— Start of Records to use —

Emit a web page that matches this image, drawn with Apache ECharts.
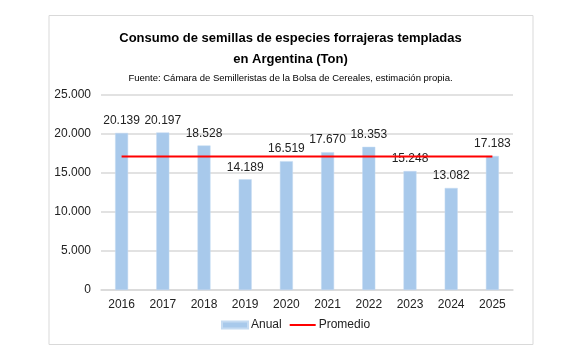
<!DOCTYPE html>
<html>
<head>
<meta charset="utf-8">
<script src="https://cdn.jsdelivr.net/npm/echarts@6/dist/echarts.min.js"></script>
<style>html,body{margin:0;padding:0;background:#fff;}#c{width:581px;height:360px;}</style>
</head>
<body>
<div id="c"></div>
<script>
const categories = ['2016','2017','2018','2019','2020','2021','2022','2023','2024','2025'];
const anual = [20139, 20197, 18528, 14189, 16519, 17670, 18353, 15248, 13082, 17183];
const promedio = [17111, 17111, 17111, 17111, 17111, 17111, 17111, 17111, 17111, 17111];
const yTicks = [0, 5000, 10000, 15000, 20000, 25000];

function fmt(v){ return String(v).replace(/\B(?=(\d{3})+(?!\d))/g, '.'); }

const chart = echarts.init(document.getElementById('c'), null, {renderer:'canvas'});
const FONT = '"Liberation Sans Narrow", "Liberation Sans", Arial, sans-serif';
chart.setOption({
  animation: false,
  backgroundColor: '#fff',
  graphic: [{
    type: 'rect', shape: {x: 49, y: 15.5, width: 484, height: 329},
    style: {fill: 'none', stroke: '#d9d9d9', lineWidth: 1}, silent: true
  }],
  title: [{
    text: 'Consumo de semillas de especies forrajeras templadas\nen Argentina (Ton)',
    left: 'center', top: 23,
    textStyle: {fontFamily: FONT, fontWeight: 'bold', fontSize: 13, color: '#000', lineHeight: 21}
  }, {
    text: 'Fuente: Cámara de Semilleristas de la Bolsa de Cereales, estimación propia.',
    left: 'center', top: 68,
    textStyle: {fontFamily: FONT, fontWeight: 'normal', fontSize: 9.5, color: '#000'}
  }],
  grid: {left: 101, right: 68, top: 95, bottom: 70, containLabel: false},
  legend: {
    bottom: 24, left: 216, itemGap: 8, itemWidth: 26, itemHeight: 7,
    textStyle: {fontFamily: FONT, fontSize: 12, color: '#222', padding: [0,0,0,-2]},
    data: [{name: 'Anual', icon: 'rect'}, {name: 'Promedio', icon: 'path://M0,0H26V2H0Z'}]
  },
  xAxis: {
    type: 'category', data: categories,
    axisLine: {show: true, lineStyle: {color: '#d9d9d9', width: 1.5}},
    axisTick: {show: false},
    axisLabel: {fontFamily: FONT, fontSize: 12, color: '#222', margin: 9}
  },
  yAxis: {
    type: 'value', min: 0, max: 25000, interval: 5000,
    axisLine: {show: false}, axisTick: {show: false},
    splitLine: {lineStyle: {color: '#d9d9d9', width: 1.5}},
    axisLabel: {fontFamily: FONT, fontSize: 12, color: '#222', margin: 10,
      formatter: v => yTicks.includes(v) ? fmt(v) : ''}
  },
  series: [{
    name: 'Anual', type: 'bar', data: anual, barWidth: 13,
    itemStyle: {color: '#a8c9eb', borderColor: '#c5dbf2', borderWidth: 0.5},
    label: {show: true, position: 'top', distance: 6, fontFamily: FONT, fontSize: 12, color: '#222',
      formatter: p => fmt(p.value)}
  }, {
    name: 'Promedio', type: 'line', data: promedio, symbol: 'none',
    lineStyle: {color: '#ff0000', width: 2}, itemStyle: {color: '#ff0000'}
  }]
});
</script>
</body>
</html>
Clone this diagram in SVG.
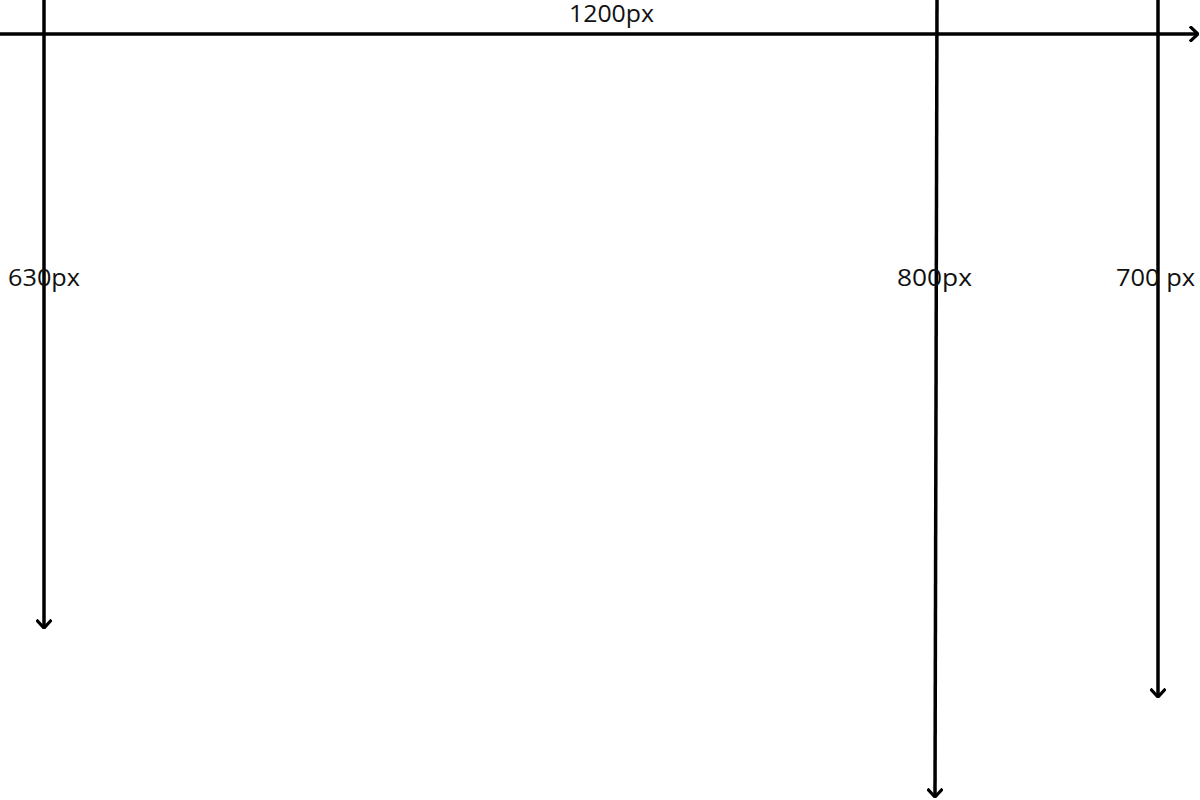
<svg xmlns="http://www.w3.org/2000/svg" width="1200" height="800" viewBox="0 0 1200 800">
<style>
.ln{stroke:#000;stroke-width:3.5;fill:none;}
.lbl{font-family:"Open Sans","Liberation Sans",sans-serif;font-size:23px;fill:#111;}
</style>
<defs>
<marker id="ah" viewBox="0 0 10 16" refX="9" refY="8" markerWidth="10" markerHeight="16" markerUnits="userSpaceOnUse" orient="auto">
<polyline points="2,1.5 9,8 2,14.5" fill="none" stroke="#000" stroke-width="3.2" stroke-linecap="square"/>
</marker>
</defs>
<rect width="1200" height="800" fill="#fff"/>
<g id="connectors">
<line class="ln" x1="0" y1="34" x2="1198" y2="34" marker-end="url(#ah)"/>
<line class="ln" x1="44" y1="0" x2="44" y2="628" marker-end="url(#ah)"/>
<line class="ln" x1="937" y1="0" x2="935" y2="797" marker-end="url(#ah)"/>
<line class="ln" x1="1158" y1="0" x2="1158" y2="697" marker-end="url(#ah)"/>
</g>
<g id="label-1200"><text class="lbl" x="569" y="22" textLength="85" lengthAdjust="spacingAndGlyphs">1200px</text></g>
<g id="label-630"><text class="lbl" x="8" y="286" textLength="72" lengthAdjust="spacingAndGlyphs">630px</text></g>
<g id="label-800"><text class="lbl" x="897" y="286" textLength="75" lengthAdjust="spacingAndGlyphs">800px</text></g>
<g id="label-700"><text class="lbl" x="1116" y="286" textLength="79" lengthAdjust="spacingAndGlyphs">700 px</text></g>
</svg>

— End of Records to use —

- **Direction**
Beginning with the line that contains "Clone this diagram in SVG." and ending with the last line of the data above, output those lines exactly and nothing more, without any pictures.

- **Result**
Clone this diagram in SVG.
<svg xmlns="http://www.w3.org/2000/svg" width="1200" height="800" viewBox="0 0 1200 800">
<style>
.ln{stroke:#000;stroke-width:3.5;fill:none;}
.lbl{font-family:"Open Sans","Liberation Sans",sans-serif;font-size:23px;fill:#111;}
</style>
<defs>
<marker id="ah" viewBox="0 0 10 16" refX="9" refY="8" markerWidth="10" markerHeight="16" markerUnits="userSpaceOnUse" orient="auto">
<polyline points="2,1.5 9,8 2,14.5" fill="none" stroke="#000" stroke-width="3.2" stroke-linecap="square"/>
</marker>
</defs>
<rect width="1200" height="800" fill="#fff"/>
<g id="connectors">
<line class="ln" x1="0" y1="34" x2="1198" y2="34" marker-end="url(#ah)"/>
<line class="ln" x1="44" y1="0" x2="44" y2="628" marker-end="url(#ah)"/>
<line class="ln" x1="937" y1="0" x2="935" y2="797" marker-end="url(#ah)"/>
<line class="ln" x1="1158" y1="0" x2="1158" y2="697" marker-end="url(#ah)"/>
</g>
<g id="label-1200"><text class="lbl" x="569" y="22" textLength="85" lengthAdjust="spacingAndGlyphs">1200px</text></g>
<g id="label-630"><text class="lbl" x="8" y="286" textLength="72" lengthAdjust="spacingAndGlyphs">630px</text></g>
<g id="label-800"><text class="lbl" x="897" y="286" textLength="75" lengthAdjust="spacingAndGlyphs">800px</text></g>
<g id="label-700"><text class="lbl" x="1116" y="286" textLength="79" lengthAdjust="spacingAndGlyphs">700 px</text></g>
</svg>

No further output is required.